TASK PROMPT: Retype word for word the first line of the listing and each line after it up to the line with "(#1.south west) -- (#1.south", with the pictures taken out.

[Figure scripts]
▼
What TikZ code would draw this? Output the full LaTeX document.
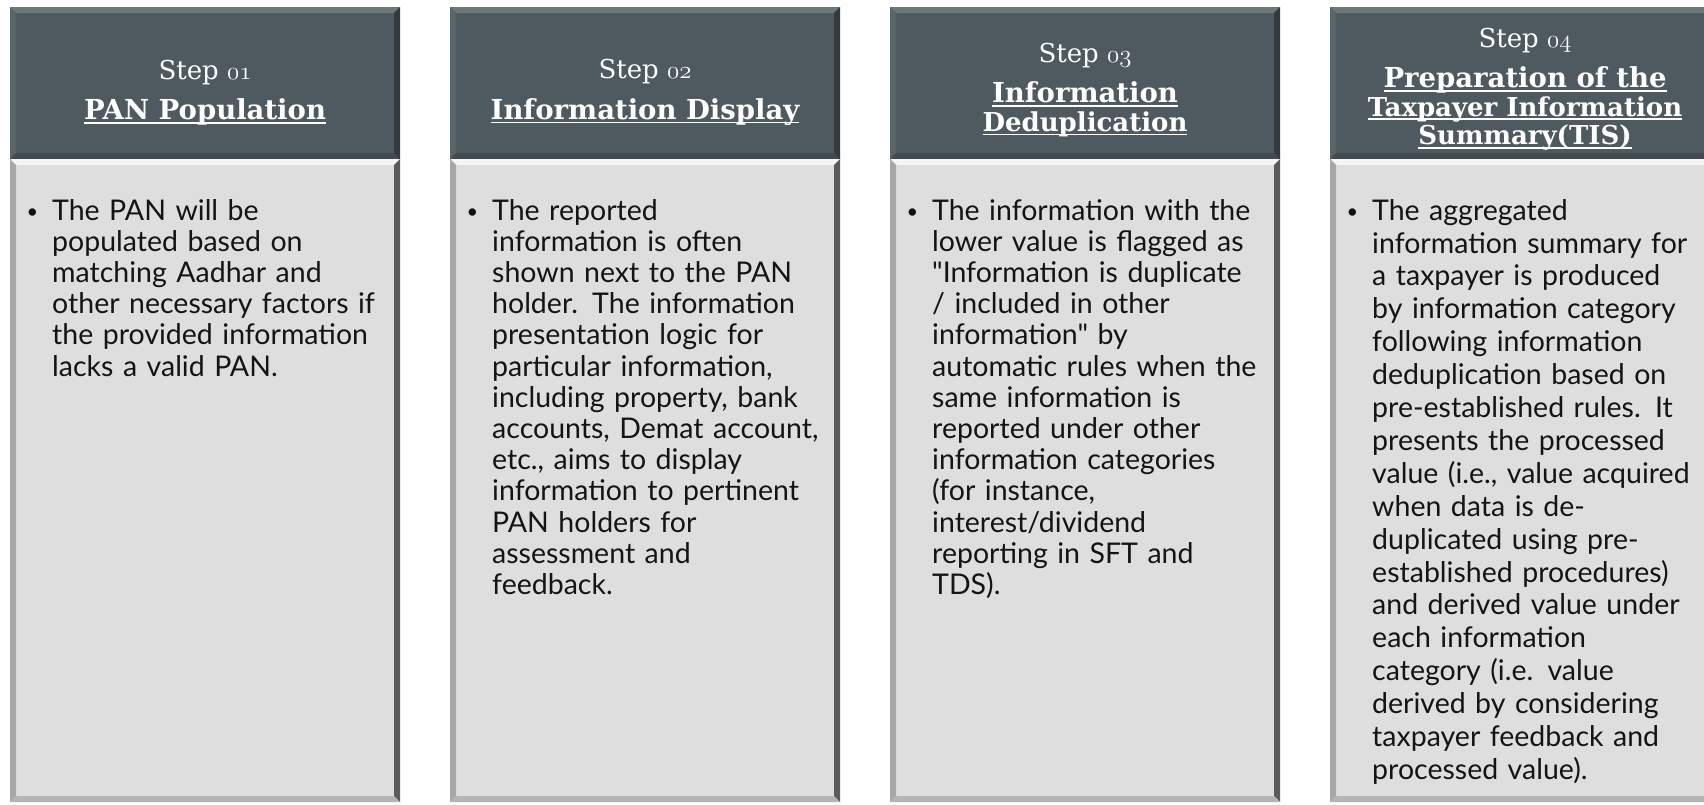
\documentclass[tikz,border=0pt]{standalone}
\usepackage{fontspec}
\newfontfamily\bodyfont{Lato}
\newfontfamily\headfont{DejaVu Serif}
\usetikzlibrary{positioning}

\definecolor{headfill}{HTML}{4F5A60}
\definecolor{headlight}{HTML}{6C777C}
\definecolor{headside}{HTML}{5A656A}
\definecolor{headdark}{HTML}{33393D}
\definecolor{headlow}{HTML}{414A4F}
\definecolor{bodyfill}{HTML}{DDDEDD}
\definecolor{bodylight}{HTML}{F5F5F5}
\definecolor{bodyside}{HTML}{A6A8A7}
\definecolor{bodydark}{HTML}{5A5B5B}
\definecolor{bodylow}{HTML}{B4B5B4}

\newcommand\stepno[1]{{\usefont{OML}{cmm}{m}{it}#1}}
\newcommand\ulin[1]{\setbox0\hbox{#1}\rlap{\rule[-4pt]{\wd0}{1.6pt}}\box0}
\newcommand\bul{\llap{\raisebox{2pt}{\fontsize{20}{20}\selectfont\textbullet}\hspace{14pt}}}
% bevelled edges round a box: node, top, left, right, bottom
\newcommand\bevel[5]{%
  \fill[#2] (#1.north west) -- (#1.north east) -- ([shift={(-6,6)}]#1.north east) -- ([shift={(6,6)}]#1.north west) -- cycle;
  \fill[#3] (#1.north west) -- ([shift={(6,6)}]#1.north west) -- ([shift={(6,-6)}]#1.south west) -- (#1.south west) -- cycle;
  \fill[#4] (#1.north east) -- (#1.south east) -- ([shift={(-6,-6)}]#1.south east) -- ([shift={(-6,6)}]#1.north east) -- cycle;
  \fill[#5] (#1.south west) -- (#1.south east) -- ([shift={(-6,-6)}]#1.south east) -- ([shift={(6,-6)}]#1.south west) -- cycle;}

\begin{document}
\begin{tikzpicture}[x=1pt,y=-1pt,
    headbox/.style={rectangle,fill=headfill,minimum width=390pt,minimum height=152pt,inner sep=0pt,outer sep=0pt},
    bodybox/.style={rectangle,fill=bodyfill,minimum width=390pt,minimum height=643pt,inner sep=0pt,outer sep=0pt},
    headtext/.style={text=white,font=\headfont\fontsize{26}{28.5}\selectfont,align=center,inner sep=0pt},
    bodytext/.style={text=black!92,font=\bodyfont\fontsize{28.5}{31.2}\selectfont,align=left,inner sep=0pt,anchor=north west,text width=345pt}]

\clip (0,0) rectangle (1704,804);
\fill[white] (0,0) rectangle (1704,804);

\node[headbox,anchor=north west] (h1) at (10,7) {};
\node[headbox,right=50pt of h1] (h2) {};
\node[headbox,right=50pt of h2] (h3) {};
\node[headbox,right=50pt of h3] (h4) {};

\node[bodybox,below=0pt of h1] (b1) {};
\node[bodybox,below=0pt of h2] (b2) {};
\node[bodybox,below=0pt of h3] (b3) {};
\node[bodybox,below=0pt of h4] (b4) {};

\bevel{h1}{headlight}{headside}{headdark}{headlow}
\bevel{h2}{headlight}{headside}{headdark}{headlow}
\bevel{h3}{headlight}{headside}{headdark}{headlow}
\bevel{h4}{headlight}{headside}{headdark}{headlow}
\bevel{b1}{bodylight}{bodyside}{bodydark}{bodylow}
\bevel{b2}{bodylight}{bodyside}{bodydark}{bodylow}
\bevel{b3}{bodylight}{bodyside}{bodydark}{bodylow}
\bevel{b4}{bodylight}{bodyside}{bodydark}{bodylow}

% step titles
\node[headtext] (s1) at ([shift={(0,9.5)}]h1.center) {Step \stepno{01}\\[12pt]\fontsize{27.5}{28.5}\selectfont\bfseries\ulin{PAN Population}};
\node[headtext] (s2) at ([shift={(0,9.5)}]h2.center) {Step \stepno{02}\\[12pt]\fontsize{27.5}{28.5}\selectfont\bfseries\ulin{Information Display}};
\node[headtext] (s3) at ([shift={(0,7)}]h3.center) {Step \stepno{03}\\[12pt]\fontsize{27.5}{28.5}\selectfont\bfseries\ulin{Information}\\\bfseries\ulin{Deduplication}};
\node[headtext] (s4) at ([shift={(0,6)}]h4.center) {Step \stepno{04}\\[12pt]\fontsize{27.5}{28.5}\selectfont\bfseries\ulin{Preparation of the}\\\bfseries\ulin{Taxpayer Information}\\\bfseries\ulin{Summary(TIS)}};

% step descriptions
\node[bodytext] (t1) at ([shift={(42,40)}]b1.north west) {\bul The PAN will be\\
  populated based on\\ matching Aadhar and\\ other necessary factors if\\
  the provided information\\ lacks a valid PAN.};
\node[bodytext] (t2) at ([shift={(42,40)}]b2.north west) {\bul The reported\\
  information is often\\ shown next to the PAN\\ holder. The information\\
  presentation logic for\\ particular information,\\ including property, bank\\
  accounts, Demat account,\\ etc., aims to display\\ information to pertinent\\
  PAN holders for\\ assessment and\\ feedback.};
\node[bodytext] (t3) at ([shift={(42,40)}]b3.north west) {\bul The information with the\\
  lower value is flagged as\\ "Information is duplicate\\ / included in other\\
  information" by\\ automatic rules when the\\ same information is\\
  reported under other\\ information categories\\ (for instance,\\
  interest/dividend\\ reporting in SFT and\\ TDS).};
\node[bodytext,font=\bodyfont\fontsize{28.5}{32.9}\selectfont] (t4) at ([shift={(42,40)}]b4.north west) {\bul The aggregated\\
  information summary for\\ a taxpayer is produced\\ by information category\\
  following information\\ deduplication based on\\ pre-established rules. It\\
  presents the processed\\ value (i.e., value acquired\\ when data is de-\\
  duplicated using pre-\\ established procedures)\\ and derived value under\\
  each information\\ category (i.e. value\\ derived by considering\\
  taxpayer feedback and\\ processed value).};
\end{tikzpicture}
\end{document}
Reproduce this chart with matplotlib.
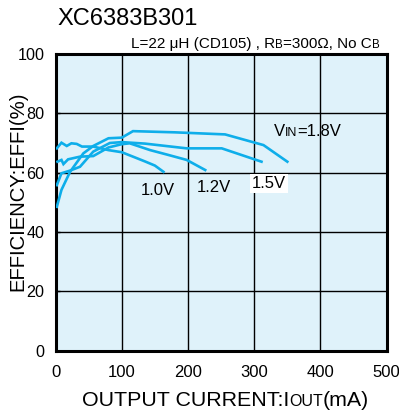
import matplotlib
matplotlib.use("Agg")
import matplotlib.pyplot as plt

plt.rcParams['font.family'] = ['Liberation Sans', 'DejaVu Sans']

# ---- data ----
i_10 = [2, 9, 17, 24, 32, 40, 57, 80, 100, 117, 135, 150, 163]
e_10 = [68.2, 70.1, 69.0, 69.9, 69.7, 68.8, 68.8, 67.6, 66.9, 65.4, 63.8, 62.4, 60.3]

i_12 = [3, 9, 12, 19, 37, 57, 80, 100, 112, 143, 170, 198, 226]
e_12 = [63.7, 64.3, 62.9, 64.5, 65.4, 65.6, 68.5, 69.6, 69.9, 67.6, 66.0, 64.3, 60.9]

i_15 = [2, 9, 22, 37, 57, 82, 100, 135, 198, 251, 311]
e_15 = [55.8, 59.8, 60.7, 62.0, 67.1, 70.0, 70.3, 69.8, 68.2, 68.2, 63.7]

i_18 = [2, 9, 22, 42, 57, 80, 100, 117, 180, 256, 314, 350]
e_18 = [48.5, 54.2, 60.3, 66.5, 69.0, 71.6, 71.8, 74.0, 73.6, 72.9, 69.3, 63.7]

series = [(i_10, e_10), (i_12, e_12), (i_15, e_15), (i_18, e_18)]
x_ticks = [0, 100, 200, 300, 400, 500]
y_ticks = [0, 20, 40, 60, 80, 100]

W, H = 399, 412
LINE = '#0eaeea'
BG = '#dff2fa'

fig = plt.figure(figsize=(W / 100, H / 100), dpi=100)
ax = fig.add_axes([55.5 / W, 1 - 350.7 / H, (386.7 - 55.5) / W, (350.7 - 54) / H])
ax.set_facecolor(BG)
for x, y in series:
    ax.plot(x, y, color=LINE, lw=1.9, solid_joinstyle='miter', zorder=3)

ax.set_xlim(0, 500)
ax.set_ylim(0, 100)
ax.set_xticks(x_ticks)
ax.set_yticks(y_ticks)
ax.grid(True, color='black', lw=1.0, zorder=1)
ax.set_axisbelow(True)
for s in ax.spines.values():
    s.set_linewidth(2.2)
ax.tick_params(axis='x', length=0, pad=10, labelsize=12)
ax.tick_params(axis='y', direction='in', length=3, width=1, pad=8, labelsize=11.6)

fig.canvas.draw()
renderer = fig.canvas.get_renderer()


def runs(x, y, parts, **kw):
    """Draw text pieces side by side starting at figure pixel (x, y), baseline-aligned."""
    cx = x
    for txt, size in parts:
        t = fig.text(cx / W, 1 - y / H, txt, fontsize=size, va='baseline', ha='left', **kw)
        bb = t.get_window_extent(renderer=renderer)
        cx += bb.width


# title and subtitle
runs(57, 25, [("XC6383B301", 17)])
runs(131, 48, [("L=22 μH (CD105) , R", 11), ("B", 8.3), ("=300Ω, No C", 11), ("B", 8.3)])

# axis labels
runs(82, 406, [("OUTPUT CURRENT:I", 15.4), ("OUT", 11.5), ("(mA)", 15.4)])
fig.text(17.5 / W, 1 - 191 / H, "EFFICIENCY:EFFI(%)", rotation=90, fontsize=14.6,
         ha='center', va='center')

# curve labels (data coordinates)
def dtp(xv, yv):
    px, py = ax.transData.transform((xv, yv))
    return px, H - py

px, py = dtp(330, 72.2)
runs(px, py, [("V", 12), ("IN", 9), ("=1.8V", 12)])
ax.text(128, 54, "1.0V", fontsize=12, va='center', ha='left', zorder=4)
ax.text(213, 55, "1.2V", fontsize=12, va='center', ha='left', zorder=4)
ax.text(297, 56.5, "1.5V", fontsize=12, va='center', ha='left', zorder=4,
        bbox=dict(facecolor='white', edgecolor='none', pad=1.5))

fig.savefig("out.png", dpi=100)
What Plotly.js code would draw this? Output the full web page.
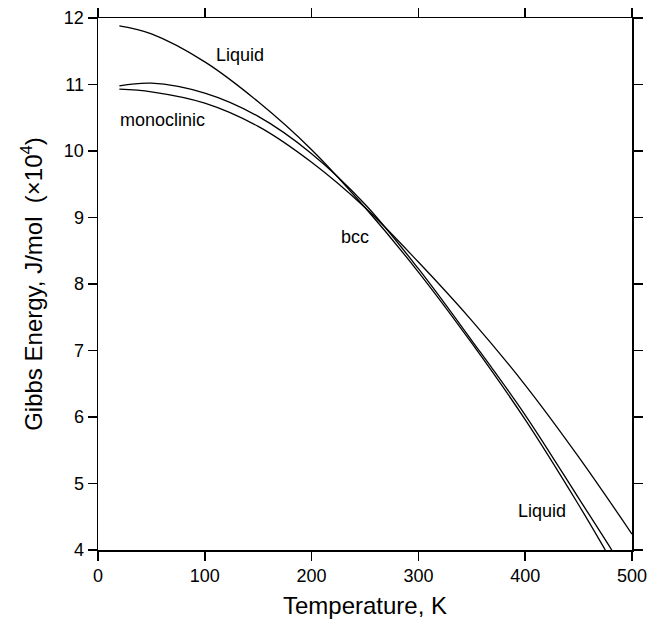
▲
RESULT OF THE EXERCISE:
What TikZ code would draw this? Output the full LaTeX document.
\documentclass[tikz,border=0pt]{standalone}
\usepackage{fontspec}
\newfontfamily\bodyfont{Lato}
\newfontfamily\headfont{DejaVu Serif}
\usetikzlibrary{positioning}

\definecolor{headfill}{HTML}{4F5A60}
\definecolor{headlight}{HTML}{6C777C}
\definecolor{headside}{HTML}{5A656A}
\definecolor{headdark}{HTML}{33393D}
\definecolor{headlow}{HTML}{414A4F}
\definecolor{bodyfill}{HTML}{DDDEDD}
\definecolor{bodylight}{HTML}{F5F5F5}
\definecolor{bodyside}{HTML}{A6A8A7}
\definecolor{bodydark}{HTML}{5A5B5B}
\definecolor{bodylow}{HTML}{B4B5B4}

\newcommand\stepno[1]{{\usefont{OML}{cmm}{m}{it}#1}}
\newcommand\ulin[1]{\setbox0\hbox{#1}\rlap{\rule[-4pt]{\wd0}{1.6pt}}\box0}
\newcommand\bul{\llap{\raisebox{2pt}{\fontsize{20}{20}\selectfont\textbullet}\hspace{14pt}}}
% bevelled edges round a box: node, top, left, right, bottom
\newcommand\bevel[5]{%
  \fill[#2] (#1.north west) -- (#1.north east) -- ([shift={(-6,6)}]#1.north east) -- ([shift={(6,6)}]#1.north west) -- cycle;
  \fill[#3] (#1.north west) -- ([shift={(6,6)}]#1.north west) -- ([shift={(6,-6)}]#1.south west) -- (#1.south west) -- cycle;
  \fill[#4] (#1.north east) -- (#1.south east) -- ([shift={(-6,-6)}]#1.south east) -- ([shift={(-6,6)}]#1.north east) -- cycle;
  \fill[#5] (#1.south west) -- (#1.south east) -- ([shift={(-6,-6)}]#1.south east) -- ([shift={(6,-6)}]#1.south west) -- cycle;}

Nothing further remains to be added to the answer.